Mark John Reckless (born 6 December 1970) is a British UK Independence Party (UKIP) politician, who has served as the Member of Parliament for Rochester and Strood since the 2010 General Election.[2]

After representing his constituents for the Conservative Party in Parliament, on 27 September 2014, he announced that he was joining UKIP and would be resigning his seat to seek mandate by way of re-election.[3]

Mark Reckless won re-election as a Member of Parliament for Rochester and Strood as a member of the United Kingdom Independence Party on 21 November 2014. While a Conservative MP, Reckless was noted for his rebelliousness; he cast 56 votes against the whip between 2010 and 2014, making him the 13th most rebellious Conservative in the period.[4] He led a rebellion of 53 Conservative MPs on the EU Budget, which inflicted the first House of Commons defeat on the Coalition government,[5] although he served as a member (from November 2010) of the Home Affairs Select Committee.

Education[edit]

Reckless was educated at Marlborough College before going up to Christ Church, Oxford, where he read Philosophy, Politics and Economics, graduating with the degree of MA (Upper Second). He then pursued postgraduate studies at Columbia Business School in the United States receiving an MBA. At Columbia, he studied alongside writer Jacob Appel and is the subject of several thinly-veiled anecdotes in Appel's satire, The Man Who Wouldn't Stand Up.[6]

After university, he trained as a barrister at the College of Law, gaining an LLB, and was called to the Bar in 2007.

Early career[edit]

In the mid-1990s, Reckless worked for UBS Warburg[7] In the late 1990s he worked as a strategy consultant and associate in Financial Services Group at Booz, Allen & Hamilton.[8]

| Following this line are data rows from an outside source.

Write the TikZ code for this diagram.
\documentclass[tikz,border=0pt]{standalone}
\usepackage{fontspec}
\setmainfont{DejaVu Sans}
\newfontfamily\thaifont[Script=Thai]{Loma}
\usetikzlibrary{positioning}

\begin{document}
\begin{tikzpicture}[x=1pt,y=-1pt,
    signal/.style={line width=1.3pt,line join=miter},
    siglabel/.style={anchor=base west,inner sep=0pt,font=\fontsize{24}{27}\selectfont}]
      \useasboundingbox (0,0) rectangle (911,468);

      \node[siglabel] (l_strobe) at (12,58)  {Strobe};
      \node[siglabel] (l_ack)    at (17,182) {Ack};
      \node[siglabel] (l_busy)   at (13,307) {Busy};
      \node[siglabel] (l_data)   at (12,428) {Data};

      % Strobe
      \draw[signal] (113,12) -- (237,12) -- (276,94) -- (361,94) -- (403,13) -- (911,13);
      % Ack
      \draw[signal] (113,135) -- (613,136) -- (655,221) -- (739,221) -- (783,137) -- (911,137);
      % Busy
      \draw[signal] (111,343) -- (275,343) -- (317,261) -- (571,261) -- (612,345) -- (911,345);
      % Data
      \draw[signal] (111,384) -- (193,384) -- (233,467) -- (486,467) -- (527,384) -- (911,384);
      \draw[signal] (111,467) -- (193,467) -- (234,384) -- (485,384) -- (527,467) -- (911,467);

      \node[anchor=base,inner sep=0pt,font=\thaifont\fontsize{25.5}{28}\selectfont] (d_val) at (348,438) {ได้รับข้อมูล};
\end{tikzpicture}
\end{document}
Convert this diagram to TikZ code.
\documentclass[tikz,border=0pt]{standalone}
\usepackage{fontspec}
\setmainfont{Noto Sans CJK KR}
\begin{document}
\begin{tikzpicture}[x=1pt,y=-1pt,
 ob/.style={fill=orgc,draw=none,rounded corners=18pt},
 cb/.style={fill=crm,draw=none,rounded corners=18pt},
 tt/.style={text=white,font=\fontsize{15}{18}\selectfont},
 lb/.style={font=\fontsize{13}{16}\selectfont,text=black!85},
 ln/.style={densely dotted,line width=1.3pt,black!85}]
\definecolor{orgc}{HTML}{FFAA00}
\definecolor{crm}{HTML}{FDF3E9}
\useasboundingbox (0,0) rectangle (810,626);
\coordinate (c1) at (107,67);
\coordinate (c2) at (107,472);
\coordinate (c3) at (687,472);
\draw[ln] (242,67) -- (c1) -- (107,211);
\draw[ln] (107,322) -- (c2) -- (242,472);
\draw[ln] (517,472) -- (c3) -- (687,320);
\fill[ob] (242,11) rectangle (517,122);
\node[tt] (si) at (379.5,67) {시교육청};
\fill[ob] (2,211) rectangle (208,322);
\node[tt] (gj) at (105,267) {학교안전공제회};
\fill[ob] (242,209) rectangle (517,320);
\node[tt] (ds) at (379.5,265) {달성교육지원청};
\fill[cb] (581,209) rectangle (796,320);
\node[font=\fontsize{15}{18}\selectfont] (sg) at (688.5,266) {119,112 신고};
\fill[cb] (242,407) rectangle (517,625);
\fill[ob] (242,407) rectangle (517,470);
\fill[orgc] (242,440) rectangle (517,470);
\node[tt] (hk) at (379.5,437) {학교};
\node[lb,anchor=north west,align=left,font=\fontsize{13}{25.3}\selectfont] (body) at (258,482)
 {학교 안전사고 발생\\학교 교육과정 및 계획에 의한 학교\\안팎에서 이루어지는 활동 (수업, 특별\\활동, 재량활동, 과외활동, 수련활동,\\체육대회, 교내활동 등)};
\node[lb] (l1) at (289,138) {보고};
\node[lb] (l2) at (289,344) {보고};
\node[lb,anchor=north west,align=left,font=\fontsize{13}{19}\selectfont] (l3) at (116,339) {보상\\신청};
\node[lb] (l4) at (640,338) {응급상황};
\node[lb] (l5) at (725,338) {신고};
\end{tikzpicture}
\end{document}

Between 2002 and 2004, Reckless was a member of the policy unit at Conservative Central Office where he published a book on deregulation policy[9] as well as overseeing the development of the policy on directly elected police commissioners.[10] The first Police and crime commissioner elections took place on 15 November 2012.

Until his election in May 2010, Reckless had been a solicitor at Herbert Smith[11] and had worked on legal matters that had had dealings with private investigators.[12] He was a member of the Kent Police Authority from 2007 to 2011.

Political career[edit]

Reckless was elected as the Member of Parliament for Rochester and Strood in 2010 with a 9,953 majority for the Conservative Party, having previously contested the Medway constituency in 2001 and 2005, reducing the majority of the previously serving Labour MP to 3,780 in 2001 and 213 in 2005. He served as a Medway Councillor between 2007-2011.[13]

Reckless was elected to the Home Affairs Select Committee in 2010[14] and has been one of its most visible members often appearing on Newsnight and other political programmes, recently arguing for the deportation of clerics Abu Hamza[15] and Abu Qatada.[16] He is rated as one of Parliament's most rebellious MPs.[17] He was one of only six Conservative MPs to vote against the increase of University tuition fees,[18][19] and has been a vocal critic of the government's energy policy, arguing that the government's Energy Bill introduced in December 2012 was 'a sad retreat for Conservatives'.[20]

In July 2010, Reckless apologised for missing a vote on the budget after having had too much to drink.[21] He said that he 'did not feel it was appropriate to take part in the vote because of the amount he had drunk'.[22]

A vociferous Eurosceptic,[23] Reckless is a noted critic of the European Court of Human Rights seeing it as 'eroding British freedom and democracy'.[24]

He was also chair of the All-party parliamentary group on Georgia.[25] The groups aims are 'to facilitate greater parliamentary awareness of developments in Georgia'.

On 30 September Reckless applied for the Stewardship of the Chiltern Hundreds and therefore ceased to be an MP. A by-election was called on 20 November 2014 at which Reckless was nominated to stand as the UKIP candidate. He was returned as a member of Parliament for UKIP, becoming their second elected MP.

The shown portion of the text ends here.